You need to register on the Peerwise server.

• The course ID for this module is 5945.
• Your "identifier" on Peerwise is the same as your Bham student ID number.
• You can choose any username and password when registering.
• Please tag your questions with appropriate topics, so that others can find them more easily.

Textbooks

It is not necessary for you to buy a textbook for this course as the handouts are sufficiently detailed for revision and self-study. Some students, however, do like to see the material explained by another author and this can help to understand the more difficult parts.

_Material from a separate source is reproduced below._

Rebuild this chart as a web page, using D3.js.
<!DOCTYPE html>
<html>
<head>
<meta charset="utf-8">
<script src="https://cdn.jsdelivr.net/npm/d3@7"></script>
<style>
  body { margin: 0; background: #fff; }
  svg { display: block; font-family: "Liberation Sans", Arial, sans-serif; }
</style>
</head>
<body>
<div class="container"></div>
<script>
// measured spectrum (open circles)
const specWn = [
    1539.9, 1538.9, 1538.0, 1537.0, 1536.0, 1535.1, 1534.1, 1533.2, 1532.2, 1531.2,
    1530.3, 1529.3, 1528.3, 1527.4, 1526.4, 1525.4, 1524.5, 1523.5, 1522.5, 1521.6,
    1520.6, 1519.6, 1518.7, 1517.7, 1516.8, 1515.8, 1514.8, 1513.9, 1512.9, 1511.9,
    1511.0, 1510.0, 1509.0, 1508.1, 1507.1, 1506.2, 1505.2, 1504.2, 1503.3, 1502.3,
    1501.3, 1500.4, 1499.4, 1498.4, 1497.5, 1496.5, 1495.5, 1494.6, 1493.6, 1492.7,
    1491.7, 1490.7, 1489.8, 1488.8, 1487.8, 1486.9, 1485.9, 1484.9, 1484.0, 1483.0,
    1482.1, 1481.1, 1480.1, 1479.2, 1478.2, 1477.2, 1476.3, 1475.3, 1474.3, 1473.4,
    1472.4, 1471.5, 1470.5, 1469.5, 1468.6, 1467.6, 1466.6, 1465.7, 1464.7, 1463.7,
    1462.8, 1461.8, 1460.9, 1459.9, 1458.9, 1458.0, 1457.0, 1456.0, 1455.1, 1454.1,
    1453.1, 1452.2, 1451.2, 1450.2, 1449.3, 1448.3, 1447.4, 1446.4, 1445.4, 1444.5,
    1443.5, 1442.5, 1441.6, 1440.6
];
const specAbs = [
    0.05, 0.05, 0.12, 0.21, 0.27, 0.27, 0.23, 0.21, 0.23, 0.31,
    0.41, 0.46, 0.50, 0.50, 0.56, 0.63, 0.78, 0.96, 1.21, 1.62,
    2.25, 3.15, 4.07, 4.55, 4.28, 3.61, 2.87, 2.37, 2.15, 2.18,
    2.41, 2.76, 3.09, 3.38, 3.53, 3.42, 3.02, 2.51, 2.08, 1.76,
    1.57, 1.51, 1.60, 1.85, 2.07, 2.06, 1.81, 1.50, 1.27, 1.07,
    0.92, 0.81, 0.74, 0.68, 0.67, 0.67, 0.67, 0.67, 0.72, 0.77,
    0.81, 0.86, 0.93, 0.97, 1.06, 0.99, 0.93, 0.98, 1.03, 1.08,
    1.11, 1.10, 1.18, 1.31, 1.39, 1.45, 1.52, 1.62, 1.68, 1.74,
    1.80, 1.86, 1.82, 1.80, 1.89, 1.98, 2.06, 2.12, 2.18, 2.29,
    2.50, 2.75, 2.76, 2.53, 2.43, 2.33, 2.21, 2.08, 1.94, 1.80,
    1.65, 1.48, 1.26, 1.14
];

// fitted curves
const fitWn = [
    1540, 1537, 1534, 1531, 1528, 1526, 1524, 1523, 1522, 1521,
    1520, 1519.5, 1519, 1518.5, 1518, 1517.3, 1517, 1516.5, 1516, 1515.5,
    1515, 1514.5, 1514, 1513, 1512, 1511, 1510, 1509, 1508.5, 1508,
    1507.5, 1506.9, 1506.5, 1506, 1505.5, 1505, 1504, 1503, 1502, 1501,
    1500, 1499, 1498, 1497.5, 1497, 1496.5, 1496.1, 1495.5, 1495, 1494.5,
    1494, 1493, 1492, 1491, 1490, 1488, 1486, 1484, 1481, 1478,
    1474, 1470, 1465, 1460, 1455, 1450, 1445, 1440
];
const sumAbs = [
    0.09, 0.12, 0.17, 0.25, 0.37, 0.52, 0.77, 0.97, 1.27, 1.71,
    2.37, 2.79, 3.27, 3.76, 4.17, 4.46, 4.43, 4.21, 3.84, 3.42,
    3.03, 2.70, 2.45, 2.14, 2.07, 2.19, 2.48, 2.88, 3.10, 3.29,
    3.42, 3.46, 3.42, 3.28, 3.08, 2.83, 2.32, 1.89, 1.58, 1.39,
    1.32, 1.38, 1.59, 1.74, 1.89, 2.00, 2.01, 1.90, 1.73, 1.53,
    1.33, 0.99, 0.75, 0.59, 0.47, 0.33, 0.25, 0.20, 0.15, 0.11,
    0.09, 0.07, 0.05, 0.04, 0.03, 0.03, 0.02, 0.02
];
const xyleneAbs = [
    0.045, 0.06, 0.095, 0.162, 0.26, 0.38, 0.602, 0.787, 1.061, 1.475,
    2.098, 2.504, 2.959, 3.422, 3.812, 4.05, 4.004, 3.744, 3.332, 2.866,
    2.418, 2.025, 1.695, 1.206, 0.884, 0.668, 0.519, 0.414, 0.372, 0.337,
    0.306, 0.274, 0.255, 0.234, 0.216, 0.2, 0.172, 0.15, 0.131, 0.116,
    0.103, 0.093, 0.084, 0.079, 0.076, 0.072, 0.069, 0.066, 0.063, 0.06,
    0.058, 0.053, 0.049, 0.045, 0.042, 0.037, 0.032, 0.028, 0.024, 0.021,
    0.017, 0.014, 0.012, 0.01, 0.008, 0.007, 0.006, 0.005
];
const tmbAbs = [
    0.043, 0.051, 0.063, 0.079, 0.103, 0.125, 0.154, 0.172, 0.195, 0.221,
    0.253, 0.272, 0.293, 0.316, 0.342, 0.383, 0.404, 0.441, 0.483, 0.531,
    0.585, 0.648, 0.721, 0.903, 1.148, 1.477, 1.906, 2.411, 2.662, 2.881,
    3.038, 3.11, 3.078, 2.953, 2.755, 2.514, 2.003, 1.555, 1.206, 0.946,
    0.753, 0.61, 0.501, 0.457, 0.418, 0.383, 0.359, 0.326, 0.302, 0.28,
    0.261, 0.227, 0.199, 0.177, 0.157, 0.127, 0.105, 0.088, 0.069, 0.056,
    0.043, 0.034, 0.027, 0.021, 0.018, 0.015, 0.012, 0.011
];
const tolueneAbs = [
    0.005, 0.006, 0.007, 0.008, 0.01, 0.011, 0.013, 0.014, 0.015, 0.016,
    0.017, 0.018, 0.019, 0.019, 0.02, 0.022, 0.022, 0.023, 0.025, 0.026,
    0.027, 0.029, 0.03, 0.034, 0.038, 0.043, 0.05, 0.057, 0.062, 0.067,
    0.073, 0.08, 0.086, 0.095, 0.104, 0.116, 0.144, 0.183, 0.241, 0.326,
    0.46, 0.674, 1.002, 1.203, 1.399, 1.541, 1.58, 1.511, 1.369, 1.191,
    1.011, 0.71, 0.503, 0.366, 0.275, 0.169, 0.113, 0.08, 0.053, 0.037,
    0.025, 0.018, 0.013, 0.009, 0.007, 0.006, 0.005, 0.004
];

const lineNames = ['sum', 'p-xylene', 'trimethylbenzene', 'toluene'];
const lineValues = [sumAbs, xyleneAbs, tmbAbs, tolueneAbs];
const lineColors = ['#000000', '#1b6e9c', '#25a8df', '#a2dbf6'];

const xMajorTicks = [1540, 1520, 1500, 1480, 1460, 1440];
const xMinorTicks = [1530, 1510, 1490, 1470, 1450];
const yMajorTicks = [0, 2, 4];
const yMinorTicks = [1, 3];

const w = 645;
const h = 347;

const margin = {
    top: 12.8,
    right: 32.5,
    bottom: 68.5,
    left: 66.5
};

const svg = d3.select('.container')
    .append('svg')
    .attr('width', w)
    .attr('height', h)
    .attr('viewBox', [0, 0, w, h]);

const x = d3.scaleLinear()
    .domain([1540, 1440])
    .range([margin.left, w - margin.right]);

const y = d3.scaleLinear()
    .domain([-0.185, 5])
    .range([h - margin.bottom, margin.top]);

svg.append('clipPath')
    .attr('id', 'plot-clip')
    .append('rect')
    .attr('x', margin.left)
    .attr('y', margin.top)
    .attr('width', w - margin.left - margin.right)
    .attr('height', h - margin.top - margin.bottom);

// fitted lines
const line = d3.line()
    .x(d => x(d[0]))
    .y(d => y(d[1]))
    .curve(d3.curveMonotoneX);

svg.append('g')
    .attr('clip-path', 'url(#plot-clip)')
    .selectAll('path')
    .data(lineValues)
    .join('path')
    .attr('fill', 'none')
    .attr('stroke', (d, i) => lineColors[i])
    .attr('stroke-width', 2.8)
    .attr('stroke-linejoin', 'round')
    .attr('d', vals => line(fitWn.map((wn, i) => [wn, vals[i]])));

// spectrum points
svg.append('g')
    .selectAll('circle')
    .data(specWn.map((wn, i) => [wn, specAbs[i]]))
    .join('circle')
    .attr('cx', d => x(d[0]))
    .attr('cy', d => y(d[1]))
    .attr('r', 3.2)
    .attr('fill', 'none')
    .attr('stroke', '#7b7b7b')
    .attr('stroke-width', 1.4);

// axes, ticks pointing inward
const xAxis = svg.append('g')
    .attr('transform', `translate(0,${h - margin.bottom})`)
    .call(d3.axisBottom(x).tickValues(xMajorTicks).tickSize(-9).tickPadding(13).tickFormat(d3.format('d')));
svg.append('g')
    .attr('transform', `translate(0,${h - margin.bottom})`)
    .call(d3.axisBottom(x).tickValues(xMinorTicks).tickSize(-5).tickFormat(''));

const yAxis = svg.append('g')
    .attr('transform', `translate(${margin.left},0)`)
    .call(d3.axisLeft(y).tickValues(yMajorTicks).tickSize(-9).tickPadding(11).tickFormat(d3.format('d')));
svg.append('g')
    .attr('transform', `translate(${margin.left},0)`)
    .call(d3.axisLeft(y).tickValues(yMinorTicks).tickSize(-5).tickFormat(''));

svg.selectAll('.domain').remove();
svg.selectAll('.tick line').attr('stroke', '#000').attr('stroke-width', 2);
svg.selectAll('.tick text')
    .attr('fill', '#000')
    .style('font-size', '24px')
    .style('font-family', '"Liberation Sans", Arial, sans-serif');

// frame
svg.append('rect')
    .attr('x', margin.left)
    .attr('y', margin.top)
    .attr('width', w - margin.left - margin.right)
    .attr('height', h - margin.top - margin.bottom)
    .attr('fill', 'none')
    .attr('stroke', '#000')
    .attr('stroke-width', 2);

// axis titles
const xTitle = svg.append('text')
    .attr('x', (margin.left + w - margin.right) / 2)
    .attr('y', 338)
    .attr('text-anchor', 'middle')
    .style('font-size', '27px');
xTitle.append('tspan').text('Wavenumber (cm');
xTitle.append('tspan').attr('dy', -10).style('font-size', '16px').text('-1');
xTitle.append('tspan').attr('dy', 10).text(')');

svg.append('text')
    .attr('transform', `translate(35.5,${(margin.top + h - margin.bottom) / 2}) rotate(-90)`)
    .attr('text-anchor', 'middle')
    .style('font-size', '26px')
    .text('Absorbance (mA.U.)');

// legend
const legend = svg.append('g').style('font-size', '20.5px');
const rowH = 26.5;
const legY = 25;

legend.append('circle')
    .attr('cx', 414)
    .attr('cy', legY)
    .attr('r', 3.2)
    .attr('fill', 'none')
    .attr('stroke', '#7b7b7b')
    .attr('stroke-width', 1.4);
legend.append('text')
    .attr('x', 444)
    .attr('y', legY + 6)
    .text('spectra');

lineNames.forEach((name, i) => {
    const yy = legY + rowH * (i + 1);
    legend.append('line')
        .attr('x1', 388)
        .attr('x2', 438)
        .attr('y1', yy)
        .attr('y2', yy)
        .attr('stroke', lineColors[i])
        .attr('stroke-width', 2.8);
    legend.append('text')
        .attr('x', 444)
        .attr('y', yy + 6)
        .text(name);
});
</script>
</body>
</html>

In this case we recommend that you examine the textbooks in the School Library first before you commit any money.

Sipser: Introduction to the Theory of Computation. PWS Publishing, 1997.

The first part on finite automata is excellent and gives many examples and detailed explanations. The later chapters get rather mathematical, but on the whole this book is good cover for the module.

Harel: Computers Ltd: What they really can't do. Oxford University Press, 2003.

A well-written and non-technical introduction to the fields of uncomputable problems (e.g., "Halting Problem") and NP-completeness.

Martin: Introduction to Languages and the Theory of Computation. McGraw-Hill.

The strength of this book is the many worked examples. What I don't like so much is its reliance on mathematical formalism (and the fact that it starts with two chapters on mathematical background). Like the books before, it does not cover everything we do in the course.

Jones: Computability and Complexity: From a Programming Perspective. MIT Press.

This is one of the very few books which subscribe to the view that undecidability can be explained without Turing machines (the course notes being another such text). However, the underlying formalism is that of functional programming which not all of you will be familiar with.

Michaelson: An Introduction to Functional Programming through Lambda Calculus. Addison-Wesley.

This is a nice gentle introduction to the λ-calculus, leading towards functional programming. The early chapters are very accessible.